Page:Duhem - Le Système du Monde, tome IX.djvu/289

Le texte de cette page a été corrigé et est conforme au fac-similé.
286
LA PHYSIQUE PARISIENNE AU XIVe SIÈCLE

Nous avons rapporté, jadis[1], ce qu’il enseignait, au sujet de la Grande Année qui, ramenant tous les astres à une même disposition, ramène, ici-bas, toute chose au même état. Sans répéter ici cet enseignement, citons un autre texte[2] où se trouve particulièrement marquée la corrélation de cette Grande Année avec les bouleversements de la surface terrestre.

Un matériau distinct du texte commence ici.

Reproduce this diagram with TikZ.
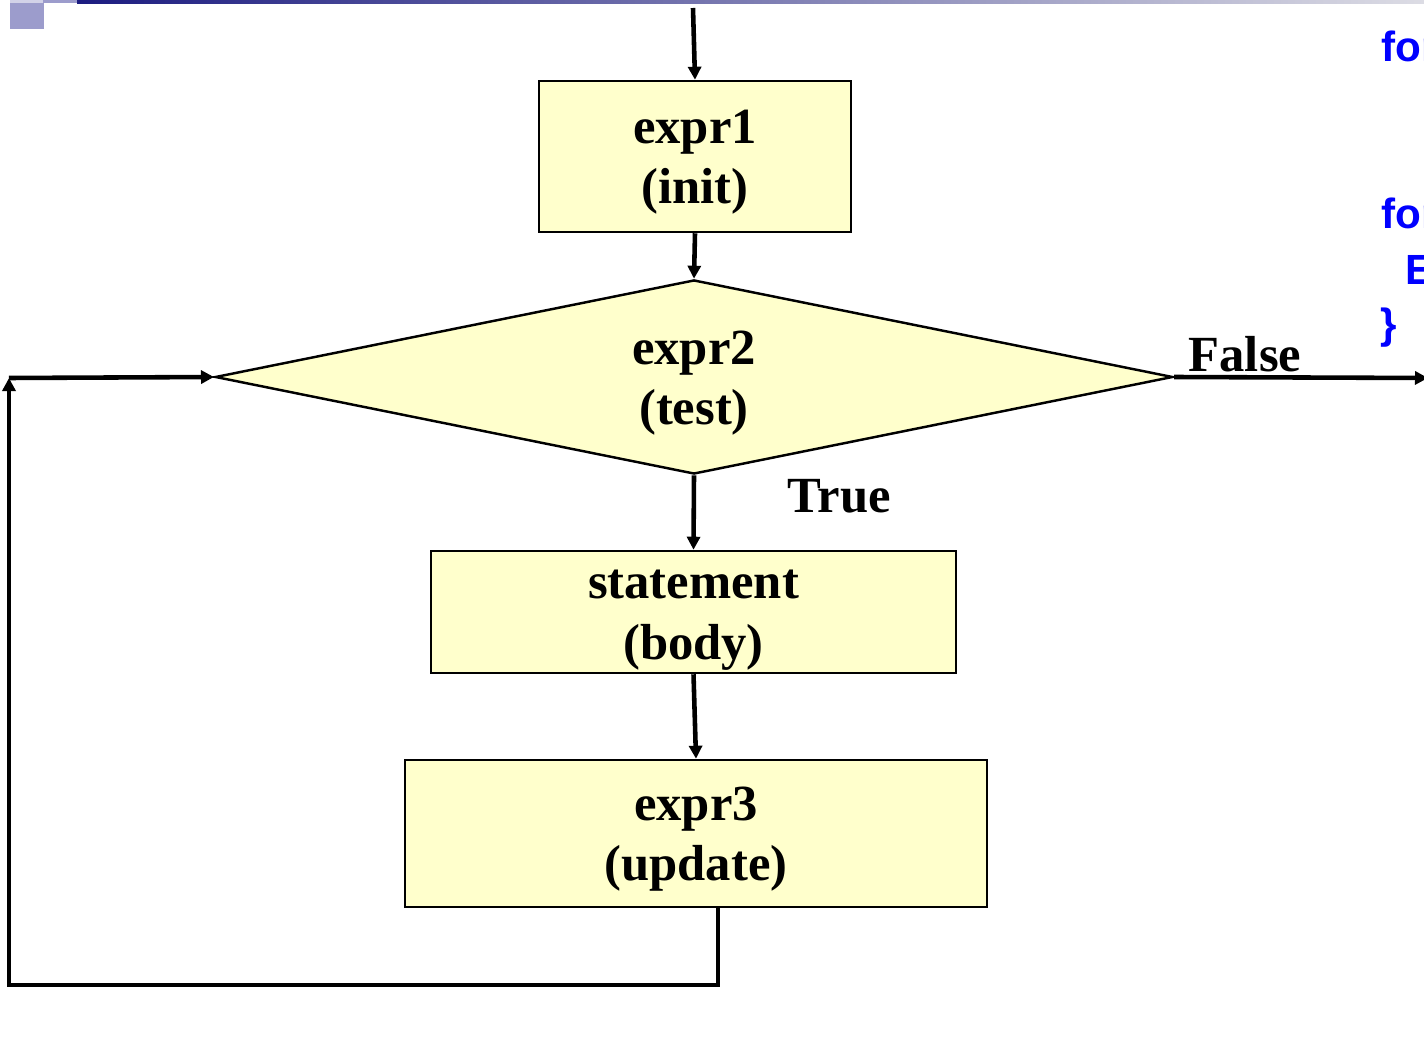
\documentclass[tikz,border=0pt]{standalone}
\usepackage{fontspec}
\setmainfont{Liberation Serif}
\newfontfamily\codefont{Liberation Sans}
\usetikzlibrary{arrows.meta,shapes.geometric}

\definecolor{boxfill}{HTML}{FFFFCC}
\definecolor{barnavy}{HTML}{1C1C80}
\definecolor{barlight}{HTML}{DCDCE4}
\definecolor{barlav}{HTML}{9C9CCC}
\definecolor{barpale}{HTML}{D2D2E8}
\definecolor{codeblue}{HTML}{0000FF}

\newcommand{\flowstrut}{\rule{0pt}{0.45cm}}

\tikzset{
  flowbox/.style={draw, line width=0.7pt, fill=boxfill, inner sep=0pt, align=center,
    font=\fontsize{14.4}{17.1}\selectfont\bfseries},
  testbox/.style={flowbox, diamond, aspect=4.9},
  flowarrow/.style={line width=1.3pt, -{Triangle[length=0.13cm,width=0.13cm]}},
  flowlabel/.style={anchor=base west, inner sep=0pt, font=\fontsize{14.4}{17.1}\selectfont\bfseries},
  codeline/.style={anchor=base west, inner sep=0pt, text=codeblue, font=\fontsize{12}{14}\selectfont\codefont\bfseries}
}

\begin{document}
\begin{tikzpicture}
\begin{scope}[x=0.01cm, y=-0.01cm]

\useasboundingbox (0,0) rectangle (1424,1043);

\fill[barpale] (10,0) rectangle (43,3);
\fill[barlav] (43,0) rectangle (77,3);
\shade[left color=barnavy, right color=barlight] (77,0) rectangle (1424,4);
\fill[barlav] (10,3) rectangle (44,29);

\node[flowbox, minimum width=3.12cm, minimum height=1.51cm] (init) at (695,156.5) {\flowstrut expr1\\(init)};
\node[testbox, minimum width=9.57cm, minimum height=1.94cm] (test) at (694,377) {\flowstrut expr2\\(test)};
\node[flowbox, minimum width=5.25cm, minimum height=1.22cm] (body) at (693.5,612) {\flowstrut statement\\(body)};
\node[flowbox, minimum width=5.82cm, minimum height=1.47cm] (update) at (696,833.5) {\flowstrut expr3\\(update)};

\coordinate (entry) at (693,8);
\coordinate (exit) at (1428,378);
\coordinate (loopdown) at (718,907);
\coordinate (loopbottom) at (718,985);
\coordinate (loopcorner) at (9,378);

\draw[flowarrow] (entry) -- (init.north);
\draw[flowarrow] (init.south) -- (test.north);
\draw[flowarrow] (test.south) -- (body.north);
\draw[flowarrow] (body.south) -- (update.north);
\draw[flowarrow] (test.east) -- (exit);
\draw[flowarrow] (loopdown) -- (loopbottom) -| (loopcorner);
\draw[flowarrow] (loopcorner) -- (test.west);

\node[flowlabel] (falselbl) at (1188,372) {False};
\node[flowlabel] (truelbl) at (787,512) {True};

\node[codeline] (code1) at (1381,62) {for};
\node[codeline] (code2) at (1381,229) {for};
\node[codeline] (code3) at (1405,285) {E};
\node[codeline] (code4) at (1380,339) {\}};

\end{scope}
\end{tikzpicture}
\end{document}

Pierre nous dit, tout d’abord, qu’« au gré de Platon, le Monde a été engendré, comme on le voit dans le Timée ; en effet, commeril est dit au huitième livre des Physiques, Platon a seul admis que le temps ait eu commencement ; imbu des opinions de Moïse, il a supposé que le Monde et que les diverses espèces avaient commencé. »

Il rappelle ensuite « les opinions d’Empédocle ; celui-ci supposait que l’Univers, considéré dans toutes ses parties, était engendré et détruit successivement une infinité de fois, selon que la discorde était vaincue ou que l’amitié était dominée. »

Il ajoute enfin : « On doit dire que le Monde a eu génération et commencement ; on le doit dire à cause des transmutations si véhémentes qu’éprouve la machine d’ici-bas ; dégoûtée sans cesse de la forme dont elle est revêtue, la matière y est en perpétuelle transformation. C’est pour cette raison qu’ad viennent les déluges de feu et les déluges d’eau, les pestes et les autres grandes destructions, comme le disent le Timée et le Livre des propriétés des éléments. Ces changements ont aussi pour causes, selon l’enseignement d’Aristote, les mouvements de l’Univers, c’est-à-dire du ciel des étoiles fixes, qui contient et meut le Tout. Cela provient surtout, disent les Astrologues, du mouvement de la huitième sphère ; les constellations de cette sphère, dont le nombre est 48 selon Ptolémée, et seulement 40 selon les modernes, se meuvent d’un degré en cent ans vers l’Orient, contre le mouvement du premier mobile, de celui qui produit le mouvement diurne. Comme ce mouvement, suivant Ptolémée, est accompli en trente-six mille ans, certains Pythagoriciens ont pensé que toutes choses reviendraient, au bout de ce temps, à l’état qu’elles avaient au début de ce mouvement.

» À quoi l’on ajoutera peut-être, si l’on suppose que l’âme ést incorruptible et qu’il en est de même des étoiles : La matière par un tel mouvement, étant redevenue la même ou étant redevenue toute semblable, l’âme, qui en avait été autrefois

  1. Seconde partie, ch. X, § VI ; t. IV, pp. 238-239.
  2. Petri Aponensis Op. laud., particula X, problema XIII ; éd. cit., fol. 103, col. a.